* AIM
Write out, word for word, every line from the first one through the line that holds "const lamCf = [1.90e-3, 1.0e-3];", and nothing else; skip the pictures.

— start of SUPPLIED INFORMATION —

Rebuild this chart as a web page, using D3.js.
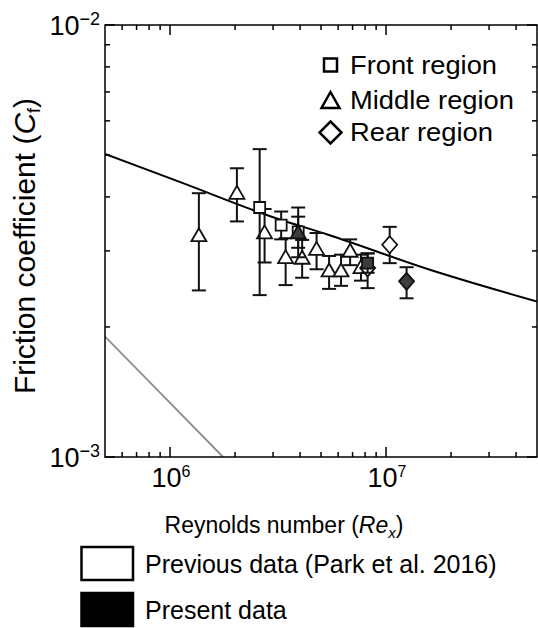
<!DOCTYPE html>
<html><head><meta charset="utf-8">
<script src="https://cdn.jsdelivr.net/npm/d3@7"></script>
<style>
body{margin:0;background:#fff}
svg{display:block}
text{font-family:"Liberation Sans",Arial,Helvetica,sans-serif;fill:#000}
</style>
</head><body><svg id="c" width="538" height="628"></svg>
<script>
// ---------------- data ----------------
const xDomain = [5e5, 5e7];
const yDomain = [1e-3, 1e-2];
const xMajorTicks = [1e6, 1e7];
const xMajorLabels = ["6", "7"];
const xMinorTicks = [6e5, 7e5, 8e5, 9e5, 2e6, 3e6, 4e6, 5e6, 6e6, 7e6, 8e6, 9e6, 2e7, 3e7, 4e7];
const yMajorTicks = [1e-3, 1e-2];
const yMajorLabels = ["\u22123", "\u22122"];
const yMinorTicks = [2e-3, 3e-3, 4e-3, 5e-3, 6e-3, 7e-3, 8e-3, 9e-3];

// turbulent correlation curve
const turbRe = [5e5, 1.1e6, 3.2e6, 5.4e6, 1.57e7, 5e7];
const turbCf = [5.03e-3, 4.34e-3, 3.55e-3, 3.27e-3, 2.72e-3, 2.29e-3];
// laminar curve
const lamRe = [5e5, 1.76e6];
const lamCf = [1.90e-3, 1.0e-3];

// previous data (open symbols)
const prevFrontRe = [2.60e6, 3.27e6, 3.92e6];
const prevFrontCf = [3.78e-3, 3.44e-3, 3.32e-3];
const prevFrontLo = [2.37e-3, 3.19e-3, 3.05e-3];
const prevFrontHi = [5.16e-3, 3.70e-3, 3.60e-3];

const prevMiddleRe = [1.36e6, 2.04e6, 2.74e6, 3.43e6, 4.09e6, 4.77e6, 5.45e6, 6.19e6, 6.82e6, 7.66e6];
const prevMiddleCf = [3.27e-3, 4.10e-3, 3.32e-3, 2.91e-3, 2.90e-3, 3.04e-3, 2.71e-3, 2.71e-3, 3.01e-3, 2.76e-3];
const prevMiddleLo = [2.43e-3, 3.51e-3, 2.82e-3, 2.50e-3, 2.60e-3, 2.72e-3, 2.45e-3, 2.49e-3, 2.78e-3, 2.56e-3];
const prevMiddleHi = [4.08e-3, 4.66e-3, 3.75e-3, 3.21e-3, 3.18e-3, 3.30e-3, 2.92e-3, 2.94e-3, 3.19e-3, 2.94e-3];

const prevRearRe = [8.22e6, 1.04e7];
const prevRearCf = [2.74e-3, 3.10e-3];
const prevRearLo = [2.46e-3, 2.81e-3];
const prevRearHi = [2.96e-3, 3.41e-3];

// present data (filled symbols)
const presFrontRe = [8.22e6];
const presFrontCf = [2.81e-3];
const presFrontLo = [2.67e-3];
const presFrontHi = [2.96e-3];

const presMiddleRe = [3.92e6];
const presMiddleCf = [3.32e-3];
const presMiddleLo = [2.90e-3];
const presMiddleHi = [3.78e-3];

const presRearRe = [1.245e7];
const presRearCf = [2.55e-3];
const presRearLo = [2.33e-3];
const presRearHi = [2.75e-3];

const regionLabels = ["Front region", "Middle region", "Rear region"];
const dataLabels = ["Previous data (Park et al. 2016)", "Present data"];

// ---------------- layout ----------------
const L = 105, R = 537, T = 25, B = 457;
const svg = d3.select("#c");
const x = d3.scaleLog().domain(xDomain).range([L, R]);
const y = d3.scaleLog().domain(yDomain).range([B, T]);
const FILL = "#3d3d3d";

svg.append("defs").append("clipPath").attr("id", "clip")
  .append("rect").attr("x", L).attr("y", T).attr("width", R - L).attr("height", B - T);

// symbol paths
function sq(s) { const h = s / 2; return `M${-h},${-h}H${h}V${h}H${-h}Z`; }
function tri(w, h) { return `M0,${-h / 2}L${w / 2},${h / 2}L${-w / 2},${h / 2}Z`; }
function dia(w, h) { return `M0,${-h / 2}L${w / 2},0L0,${h / 2}L${-w / 2},0Z`; }
const shapes = { front: sq(11), middle: tri(15, 13), rear: dia(15, 17) };

// ---------------- curves ----------------
const lineGen = d3.line().x(d => x(d[0])).y(d => y(d[1])).curve(d3.curveMonotoneX);
const g = svg.append("g").attr("clip-path", "url(#clip)");
g.append("path").datum(d3.zip(lamRe, lamCf)).attr("d", lineGen)
  .attr("fill", "none").attr("stroke", "#8a8a8a").attr("stroke-width", 1.8);
g.append("path").datum(d3.zip(turbRe, turbCf)).attr("d", lineGen)
  .attr("fill", "none").attr("stroke", "#000").attr("stroke-width", 2);

// ---------------- data points ----------------
function drawSet(re, cf, lo, hi, shape, filled) {
  const data = re.map((r, i) => ({ r, c: cf[i], lo: lo[i], hi: hi[i] }));
  const gg = svg.append("g");
  const cap = 7;
  data.forEach(d => {
    const xx = x(d.r);
    gg.append("line").attr("x1", xx).attr("x2", xx).attr("y1", y(d.lo)).attr("y2", y(d.hi))
      .attr("stroke", "#111").attr("stroke-width", 2);
    [d.lo, d.hi].forEach(v => gg.append("line").attr("x1", xx - cap).attr("x2", xx + cap)
      .attr("y1", y(v)).attr("y2", y(v)).attr("stroke", "#111").attr("stroke-width", 2));
  });
  gg.selectAll("path.m").data(data).join("path").attr("class", "m")
    .attr("d", shapes[shape])
    .attr("transform", d => `translate(${x(d.r)},${y(d.c)})`)
    .attr("fill", filled ? FILL : "#fff").attr("stroke", "#111").attr("stroke-width", 1.8);
}
drawSet(prevMiddleRe, prevMiddleCf, prevMiddleLo, prevMiddleHi, "middle", false);
drawSet(prevFrontRe, prevFrontCf, prevFrontLo, prevFrontHi, "front", false);
drawSet(prevRearRe, prevRearCf, prevRearLo, prevRearHi, "rear", false);
drawSet(presMiddleRe, presMiddleCf, presMiddleLo, presMiddleHi, "middle", true);
drawSet(presFrontRe, presFrontCf, presFrontLo, presFrontHi, "front", true);
drawSet(presRearRe, presRearCf, presRearLo, presRearHi, "rear", true);

// ---------------- axes / frame ----------------
const ax = svg.append("g").attr("stroke", "#000").attr("stroke-width", 1.5);
ax.append("rect").attr("x", L).attr("y", T).attr("width", R - L).attr("height", B - T).attr("fill", "none");
xMajorTicks.forEach(v => {
  ax.append("line").attr("x1", x(v)).attr("x2", x(v)).attr("y1", B).attr("y2", B - 10);
  ax.append("line").attr("x1", x(v)).attr("x2", x(v)).attr("y1", T).attr("y2", T + 10);
});
xMinorTicks.forEach(v => {
  ax.append("line").attr("x1", x(v)).attr("x2", x(v)).attr("y1", B).attr("y2", B - 5);
  ax.append("line").attr("x1", x(v)).attr("x2", x(v)).attr("y1", T).attr("y2", T + 5);
});
yMajorTicks.forEach(v => {
  ax.append("line").attr("x1", L).attr("x2", L + 10).attr("y1", y(v)).attr("y2", y(v));
  ax.append("line").attr("x1", R).attr("x2", R - 10).attr("y1", y(v)).attr("y2", y(v));
});
yMinorTicks.forEach(v => {
  ax.append("line").attr("x1", L).attr("x2", L + 5).attr("y1", y(v)).attr("y2", y(v));
  ax.append("line").attr("x1", R).attr("x2", R - 5).attr("y1", y(v)).attr("y2", y(v));
});

// tick labels
xMajorTicks.forEach((v, i) => {
  const t = svg.append("text").attr("x", x(v) + 1).attr("y", 487).attr("text-anchor", "middle")
    .attr("font-size", 27);
  t.append("tspan").text("10");
  t.append("tspan").attr("font-size", 16).attr("dy", -10).text(xMajorLabels[i]);
});
yMajorTicks.forEach((v, i) => {
  const t = svg.append("text").attr("x", 100).attr("y", y(v) + 10).attr("text-anchor", "end")
    .attr("font-size", 27);
  t.append("tspan").text("10");
  t.append("tspan").attr("font-size", 18).attr("dy", -10).text(yMajorLabels[i]);
});

// axis titles
const xt = svg.append("text").attr("x", 284).attr("y", 533).attr("text-anchor", "middle").attr("font-size", 23);
xt.append("tspan").text("Reynolds number (");
xt.append("tspan").attr("font-style", "italic").text("Re");
xt.append("tspan").attr("font-style", "italic").attr("font-size", 15).attr("dy", 5).text("x");
xt.append("tspan").attr("dy", -5).text(")");

const yt = svg.append("text").attr("transform", "translate(35,246) rotate(-90)")
  .attr("text-anchor", "middle").attr("font-size", 30);
yt.append("tspan").text("Friction coefficient (");
yt.append("tspan").attr("font-style", "italic").text("C");
yt.append("tspan").attr("font-size", 18).attr("dy", 5).text("f");
yt.append("tspan").attr("dy", -5).text(")");

// region legend
const legY = [65, 100, 132.5];
const legW = [147, 164, 143];
const legShapes = [sq(13), tri(18, 16), dia(22, 22)];
regionLabels.forEach((lab, i) => {
  svg.append("path").attr("d", legShapes[i]).attr("transform", `translate(330.5,${legY[i]})`)
    .attr("fill", "#fff").attr("stroke", "#000").attr("stroke-width", 2.5);
  svg.append("text").attr("x", 350).attr("y", legY[i] + 8.5).attr("font-size", 25)
    .attr("textLength", legW[i]).attr("lengthAdjust", "spacingAndGlyphs").text(lab);
});

// data legend
const boxY = [547, 593];
dataLabels.forEach((lab, i) => {
  svg.append("rect").attr("x", 81.5).attr("y", boxY[i]).attr("width", 51.5).attr("height", 33)
    .attr("fill", i === 0 ? "#fff" : "#000").attr("stroke", "#000").attr("stroke-width", 2.5);
  svg.append("text").attr("x", 145).attr("y", boxY[i] + 26).attr("font-size", 25).text(lab);
});
</script>
</body></html>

— end of SUPPLIED INFORMATION —

* THE ANSWER
Rebuild this chart as a web page, using D3.js.
<!DOCTYPE html>
<html><head><meta charset="utf-8">
<script src="https://cdn.jsdelivr.net/npm/d3@7"></script>
<style>
body{margin:0;background:#fff}
svg{display:block}
text{font-family:"Liberation Sans",Arial,Helvetica,sans-serif;fill:#000}
</style>
</head><body><svg id="c" width="538" height="628"></svg>
<script>
// ---------------- data ----------------
const xDomain = [5e5, 5e7];
const yDomain = [1e-3, 1e-2];
const xMajorTicks = [1e6, 1e7];
const xMajorLabels = ["6", "7"];
const xMinorTicks = [6e5, 7e5, 8e5, 9e5, 2e6, 3e6, 4e6, 5e6, 6e6, 7e6, 8e6, 9e6, 2e7, 3e7, 4e7];
const yMajorTicks = [1e-3, 1e-2];
const yMajorLabels = ["\u22123", "\u22122"];
const yMinorTicks = [2e-3, 3e-3, 4e-3, 5e-3, 6e-3, 7e-3, 8e-3, 9e-3];

// turbulent correlation curve
const turbRe = [5e5, 1.1e6, 3.2e6, 5.4e6, 1.57e7, 5e7];
const turbCf = [5.03e-3, 4.34e-3, 3.55e-3, 3.27e-3, 2.72e-3, 2.29e-3];
// laminar curve
const lamRe = [5e5, 1.76e6];
const lamCf = [1.90e-3, 1.0e-3];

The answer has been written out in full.